What’s more, the load of garments may also be increased by as much as 50% since stones are no longer added. Therefore, less water is used overall and more fabric is treated at the same time.

Bleach Wash

In bleach wash, a strong oxidative bleaching agent is added during the washing, with or without pumice stones. The purpose of the bleaching is to decolourize the dark blue shade by destroying the indigo dye molecules with oxidative bleaching chemicals.

While bleach wash is very effective, it does come with a bit of an impact to the fiber and the environment. It damages the fabric and there is emission of polluted wastewater.
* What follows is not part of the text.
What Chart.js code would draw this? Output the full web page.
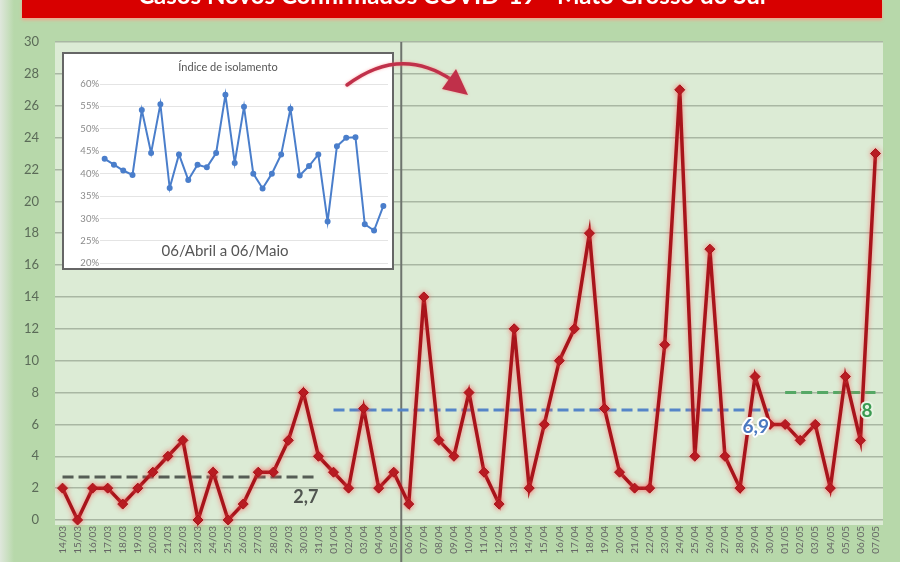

But it’s not all bad news for this popular wash. Ecologically less harmful methods such as laccases, potassium permanganate, potassium persulfate, sodium caustic and peroxide have been tried, with varying results. So ask your fabric wash house about which method they use!

Mechanical Techniques

  • Bullets: This is one of the more creative techniques we’ve seen. It literally involves shooting at the garment with bullets. As part of the proof, some jeans manufacturers incorporate the empty bullet cartridge in the trouser pocket.
  • Scrubbed: The surfaces of the trousers are scrubbed with brushes in this process, to effect suede and partially fluffy appearance.
  • Razor, sandpaper and Dremels:  Exactly as it sounds!!

So, if you’ve read this far, we assume you’re looking to cash in on the denim market. The trick is to make your denim collection stand out from the other 450 million pairs of jeans sold each year. One way to do that is to take advantage of the myriad of ways you can approach this much-revered fabric! We hope this discussion has inspired you to do just that!